The layout of the houses adopts a solution that transcends the usual traditional typologies. All the apartments have a façade that faces the block of houses’ inner courtyard, which offers the best sunlight for the living rooms. The bedrooms form a separate body, aligned with both streets, and connected to the inner body by long corridors. Both bodies are separated by an open courtyard that spans the entire building, from end to end. The corridors are of a greater importance in the distribution of the houses, since they have a lot of natural light and give more openness to the central residual space.
The main feature that stands out in this property, located in the Sant Gervasi neighbourhood, is the fact that the houses on the standard floor are divided, through courtyards, into two independent parts, enabling a radical separation between the living room, with southern lighting, and the bedrooms, which overlook the street. In each apartment, these two areas are connected through passages that acquire the quality of intermediate space.
The project as a whole can be understood as a reinterpretation of the Eixample’s traditional typology of apartment building, developed in the late nineteenth century and constantly evolving since then. Some of the tangible features in the layout and in the project’s apartments, such as the depth, the day-night division or the courtyards of light, are in fact very present elements in the Eixample’s construction tradition.

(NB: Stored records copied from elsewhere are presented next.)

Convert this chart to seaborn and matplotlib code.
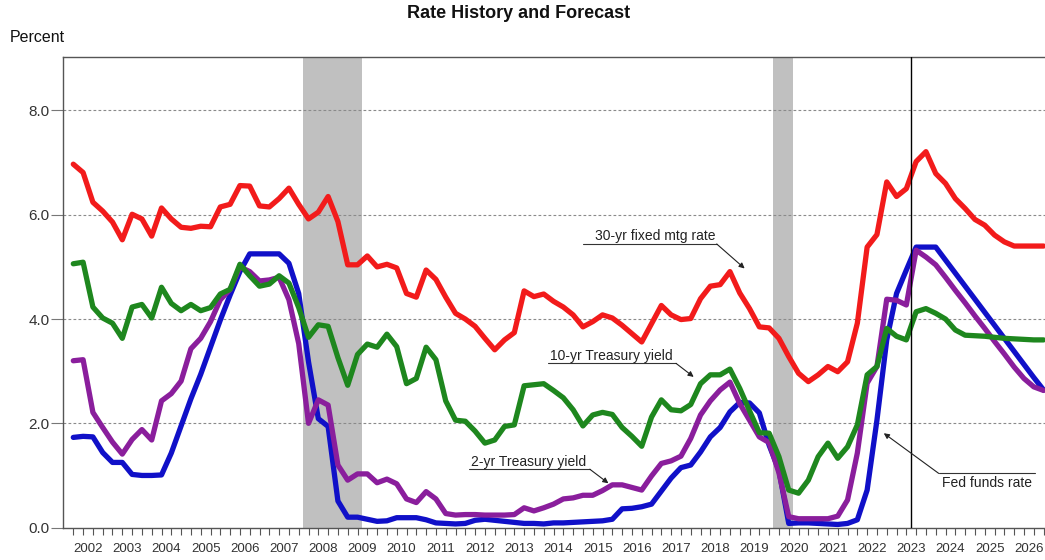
import numpy as np
import pandas as pd
import matplotlib
matplotlib.use("Agg")
import matplotlib.pyplot as plt
import seaborn as sns

# Settings
sns.set_theme(style="white")
plt.rcParams['font.family'] = ['Liberation Sans', 'DejaVu Sans']

# ── Data (quarterly, 2002Q1 - 2026Q4) ─────────────
years = list(range(2002, 2027))
quarters = [f"{y}Q{q}" for y in years for q in range(1, 5)]

mtg_30yr = [6.97, 6.81, 6.24, 6.07, 5.86, 5.52, 6.01, 5.92, 5.59, 6.13,
            5.92, 5.76, 5.74, 5.78, 5.77, 6.15, 6.20, 6.56, 6.55, 6.17,
            6.15, 6.31, 6.51, 6.20, 5.92, 6.05, 6.35, 5.87, 5.04, 5.04,
            5.21, 5.00, 5.05, 4.98, 4.49, 4.42, 4.94, 4.76, 4.42, 4.11,
            4.00, 3.86, 3.63, 3.41, 3.60, 3.74, 4.54, 4.43, 4.48, 4.34,
            4.23, 4.08, 3.85, 3.95, 4.08, 4.02, 3.88, 3.72, 3.56, 3.91,
            4.26, 4.08, 3.99, 4.01, 4.39, 4.63, 4.66, 4.91, 4.50, 4.20,
            3.85, 3.83, 3.63, 3.28, 2.96, 2.80, 2.93, 3.09, 2.99, 3.18,
            3.92, 5.38, 5.62, 6.63, 6.35, 6.50, 7.02, 7.21, 6.79, 6.60,
            6.31, 6.12, 5.91, 5.80, 5.61, 5.48, 5.40, 5.40, 5.40, 5.40]

treasury_10yr = [5.06, 5.09, 4.23, 4.02, 3.92, 3.63, 4.23, 4.28, 4.02, 4.61,
                 4.30, 4.16, 4.28, 4.16, 4.22, 4.48, 4.57, 5.05, 4.83, 4.63,
                 4.67, 4.83, 4.69, 4.22, 3.65, 3.89, 3.86, 3.26, 2.73, 3.32,
                 3.52, 3.46, 3.71, 3.47, 2.76, 2.86, 3.46, 3.22, 2.43, 2.06,
                 2.04, 1.85, 1.62, 1.68, 1.94, 1.97, 2.72, 2.74, 2.76, 2.63,
                 2.49, 2.26, 1.95, 2.16, 2.21, 2.17, 1.92, 1.75, 1.56, 2.12,
                 2.45, 2.26, 2.24, 2.36, 2.76, 2.93, 2.93, 3.04, 2.67, 2.24,
                 1.82, 1.81, 1.36, 0.72, 0.66, 0.91, 1.36, 1.62, 1.33, 1.55,
                 1.97, 2.93, 3.09, 3.82, 3.67, 3.60, 4.14, 4.20, 4.11, 4.00,
                 3.79, 3.69, 3.68, 3.67, 3.65, 3.63, 3.62, 3.61, 3.60, 3.60]

fed_funds = [1.73, 1.75, 1.74, 1.44, 1.25, 1.25, 1.02, 1.00, 1.00, 1.01,
             1.43, 1.95, 2.47, 2.94, 3.46, 3.98, 4.46, 4.91, 5.25, 5.25,
             5.25, 5.25, 5.07, 4.49, 3.18, 2.09, 1.94, 0.51, 0.20, 0.20,
             0.16, 0.12, 0.13, 0.19, 0.19, 0.19, 0.15, 0.09, 0.08, 0.07,
             0.08, 0.14, 0.16, 0.14, 0.12, 0.10, 0.08, 0.08, 0.07, 0.09,
             0.09, 0.10, 0.11, 0.12, 0.13, 0.16, 0.36, 0.37, 0.40, 0.45,
             0.70, 0.95, 1.15, 1.20, 1.45, 1.74, 1.92, 2.22, 2.40, 2.39,
             2.20, 1.58, 1.10, 0.08, 0.09, 0.09, 0.08, 0.07, 0.06, 0.08,
             0.15, 0.72, 2.06, 3.60, 4.49, 4.94, 5.38, 5.38, 5.38, 5.13,
             4.88, 4.63, 4.38, 4.13, 3.88, 3.63, 3.38, 3.13, 2.88, 2.64]

treasury_2yr = [3.20, 3.22, 2.21, 1.92, 1.64, 1.41, 1.69, 1.88, 1.68, 2.43,
                2.57, 2.81, 3.43, 3.63, 3.95, 4.37, 4.57, 5.00, 4.91, 4.73,
                4.75, 4.80, 4.37, 3.53, 2.00, 2.45, 2.35, 1.20, 0.91, 1.03,
                1.03, 0.86, 0.93, 0.84, 0.55, 0.48, 0.69, 0.55, 0.27, 0.24,
                0.25, 0.25, 0.24, 0.24, 0.24, 0.25, 0.38, 0.32, 0.38, 0.45,
                0.55, 0.57, 0.62, 0.62, 0.71, 0.82, 0.82, 0.77, 0.72, 0.99,
                1.23, 1.28, 1.37, 1.71, 2.16, 2.43, 2.64, 2.79, 2.38, 2.06,
                1.74, 1.63, 1.05, 0.21, 0.17, 0.17, 0.17, 0.17, 0.22, 0.53,
                1.43, 2.77, 3.09, 4.38, 4.36, 4.27, 5.32, 5.19, 5.04, 4.80,
                4.55, 4.31, 4.06, 3.82, 3.57, 3.33, 3.08, 2.86, 2.70, 2.63]

series_order = ['Fed funds rate', '2-yr Treasury yield', '10-yr Treasury yield', '30-yr fixed mtg rate']
colors = {'Fed funds rate': '#1010C8', '2-yr Treasury yield': '#8A1E9C',
          '10-yr Treasury yield': '#1E871E', '30-yr fixed mtg rate': '#F21B1B'}

x = np.arange(len(quarters))
df = pd.concat([
    pd.DataFrame({'q': x, 'rate': fed_funds, 'series': 'Fed funds rate'}),
    pd.DataFrame({'q': x, 'rate': treasury_2yr, 'series': '2-yr Treasury yield'}),
    pd.DataFrame({'q': x, 'rate': treasury_10yr, 'series': '10-yr Treasury yield'}),
    pd.DataFrame({'q': x, 'rate': mtg_30yr, 'series': '30-yr fixed mtg rate'}),
])

# recessions in quarter units, forecast start
recessions = [(23.4, 29.45), (71.35, 73.4)]
forecast_start = 85.45

# ── Figure ────────────────────────────────────────
fig = plt.figure(figsize=(10.45, 5.6), dpi=100)
ax = fig.add_axes([63.3 / 1045, 32.4 / 560, (1046 - 63.3) / 1045, 470.3 / 560])

for a, b in recessions:
    ax.axvspan(a, b, color='#c0c0c0', lw=0, zorder=0)

for yv in [2, 4, 6, 8]:
    ax.axhline(yv, color='#8a8a8a', lw=0.8, ls=(0, (2.5, 2)), zorder=1)

sns.lineplot(data=df, x='q', y='rate', hue='series', hue_order=series_order,
             palette=colors, linewidth=3.8, legend=False, ax=ax, zorder=3)

ax.axvline(forecast_start, color='black', lw=1, zorder=4)

ax.set_xlim(-1.02, 99.25)
ax.set_ylim(0, 9.02)
ax.set_xlabel('')
ax.set_ylabel('')

# y axis
ax.set_yticks([0, 2, 4, 6, 8])
ax.set_yticklabels([f"{v:.1f}" for v in [0, 2, 4, 6, 8]])
ax.tick_params(axis='y', which='major', left=True, length=8.4, width=0.8,
               color='#777777', pad=1.5, labelsize=11, labelcolor='#333333')

# x axis: quarter ticks, year labels in the middle
ax.set_xticks(x)
ax.set_xticklabels([])
ax.set_xticks([4 * k + 1.5 for k in range(len(years))], minor=True)
ax.set_xticklabels([str(y) for y in years], minor=True)
ax.tick_params(axis='x', which='major', bottom=True, length=5, width=0.8,
               color='#555555', direction='out')
ax.tick_params(axis='x', which='minor', bottom=True, length=0, pad=11,
               labelsize=9.5, labelcolor='#333333')

for side in ['left', 'top', 'bottom']:
    ax.spines[side].set_color('#555555')
    ax.spines[side].set_linewidth(1)
ax.spines['right'].set_visible(False)

# ── Annotations ───────────────────────────────────
labels = [
    ('30-yr fixed mtg rate', 53.2, 5.60, (52.0, 65.65, 5.44), (68.5, 4.97)),
    ('10-yr Treasury yield', 48.6, 3.29, (48.4, 61.5, 3.15), (63.3, 2.89)),
    ('2-yr Treasury yield', 40.6, 1.26, (40.4, 52.7, 1.12), (54.6, 0.85)),
]
for text, tx, ty, (u0, u1, uy), tip in labels:
    ax.text(tx, ty, text, ha='left', va='center', fontsize=10, color='#222222', zorder=5)
    ax.plot([u0, u1], [uy, uy], color='#333333', lw=0.8, zorder=5)
    ax.annotate('', xy=tip, xytext=(u1, uy),
                arrowprops=dict(arrowstyle='-|>', color='#222222', lw=0.8,
                                mutation_scale=8, shrinkA=0, shrinkB=0), zorder=5)

# Fed funds label sits under its leader line
ax.text(93.2, 0.85, 'Fed funds rate', ha='center', va='center', fontsize=10, color='#222222', zorder=5)
ax.plot([88.3, 98.1], [1.04, 1.04], color='#333333', lw=0.8, zorder=5)
ax.annotate('', xy=(82.7, 1.81), xytext=(88.3, 1.04),
            arrowprops=dict(arrowstyle='-|>', color='#222222', lw=0.8,
                            mutation_scale=8, shrinkA=0, shrinkB=0), zorder=5)

fig.text(519 / 1045, 1 - 13.5 / 560, 'Rate History and Forecast', ha='center', va='center',
         fontsize=13, fontweight='bold', color='#111111')
fig.text(10 / 1045, 1 - 37.5 / 560, 'Percent', ha='left', va='center',
         fontsize=11.5, color='#111111')

fig.savefig('out.png', dpi=100)
plt.close(fig)
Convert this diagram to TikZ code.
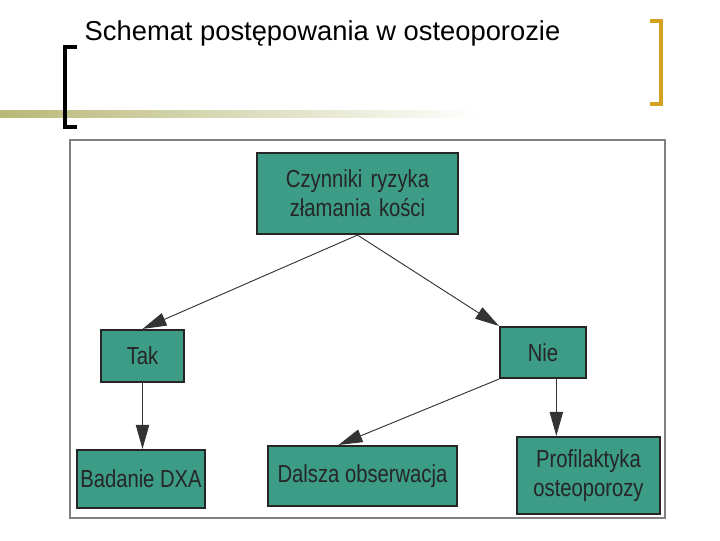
\documentclass[tikz,border=0pt]{standalone}
\usepackage{fontspec}
\setmainfont{Liberation Sans}
\newfontfamily\narrowfont[FakeStretch=0.82]{Liberation Sans}
\usetikzlibrary{arrows.meta}
\definecolor{teal1}{HTML}{3C9C86}
\definecolor{olive1}{HTML}{B8B878}
\definecolor{gold1}{HTML}{D4A020}
\tikzset{
 box/.style={draw=black!85, line width=1.6pt, fill=teal1, inner sep=0pt, align=center, font=\narrowfont\fontsize{18.5}{22}\selectfont, text=black!85},
 arr/.style={draw=black!80, line width=0.7pt, -{Triangle[length=18pt,width=10pt]}}
}
\begin{document}
\begin{tikzpicture}[x=0.75pt,y=-0.75pt]
\useasboundingbox (0,0) rectangle (720,540);
\shade[left color=olive1, right color=white] (0,110) rectangle (480,117);
\draw[line width=3pt] (77,47) -- (65,47) -- (65,127) -- (77,127);
\draw[gold1, line width=3.5pt] (650,21) -- (661,21) -- (661,104) -- (650,104);
\node[anchor=west, font=\fontsize{20.5}{24}\selectfont] (title) at (80,33) {Schemat postępowania w osteoporozie};
\draw[gray, line width=1pt] (70,140) rectangle (665,518);
\node[box, text width=195*0.75pt, minimum width=201*0.75pt, minimum height=81*0.75pt] (top) at (357.5,193.5) {Czynniki ryzyka\\złamania kości};
\node[box, minimum width=83*0.75pt, minimum height=52*0.75pt] (tak) at (142.5,356) {Tak};
\node[box, minimum width=86*0.75pt, minimum height=51*0.75pt] (nie) at (543,352.5) {Nie};
\node[box, minimum width=128*0.75pt, minimum height=58*0.75pt] (dxa) at (141,479) {Badanie DXA};
\node[box, minimum width=189*0.75pt, minimum height=60*0.75pt] (dal) at (362.5,476) {Dalsza obserwacja};
\node[box, minimum width=143*0.75pt, minimum height=77*0.75pt] (pro) at (588.5,475.5) {Profilaktyka\\osteoporozy};
\draw[arr] (top.south) -- (tak.north);
\draw[arr] (top.south) -- (nie.north west);
\draw[arr] (tak.south) -- (tak.south |- dxa.north);
\draw[arr] (nie.south west) -- ([xshift=-18pt]dal.north);
\draw[arr] ([xshift=10pt]nie.south) -- ([xshift=10pt]nie.south |- pro.north);
\end{tikzpicture}
\end{document}
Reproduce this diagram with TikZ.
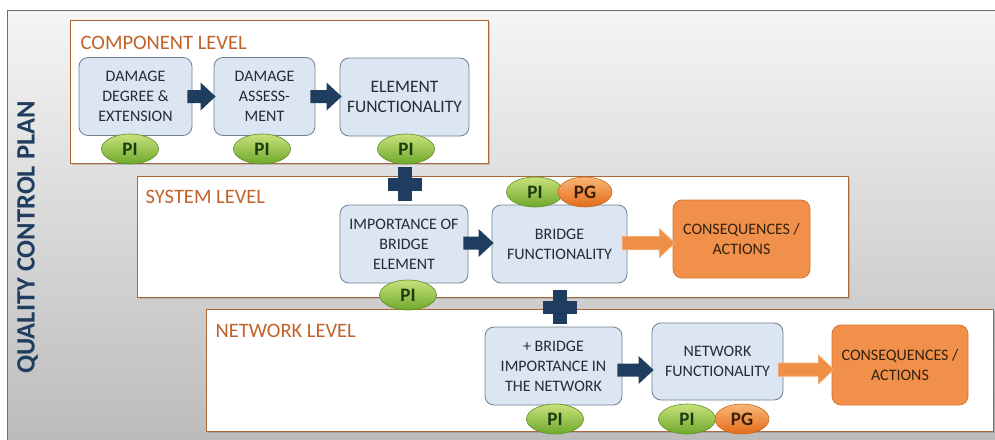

The choice of materials, both in the windows’ woodwork and the masonry enclosures of the main façades, reinforces the traditional image of the building, which is far from the strictest modern movements’ canons. The influence of neo-liberty architecture that emerged in Milan in the 1950s is also clear, and it was very present at that time in Barcelona. This artistic movement, with exponents such as the architect Vittorio Gregotti or the BBPR studio, proposed a separation from the CIAM and opted for an Art Nouveau and Italian traditional architecture revival.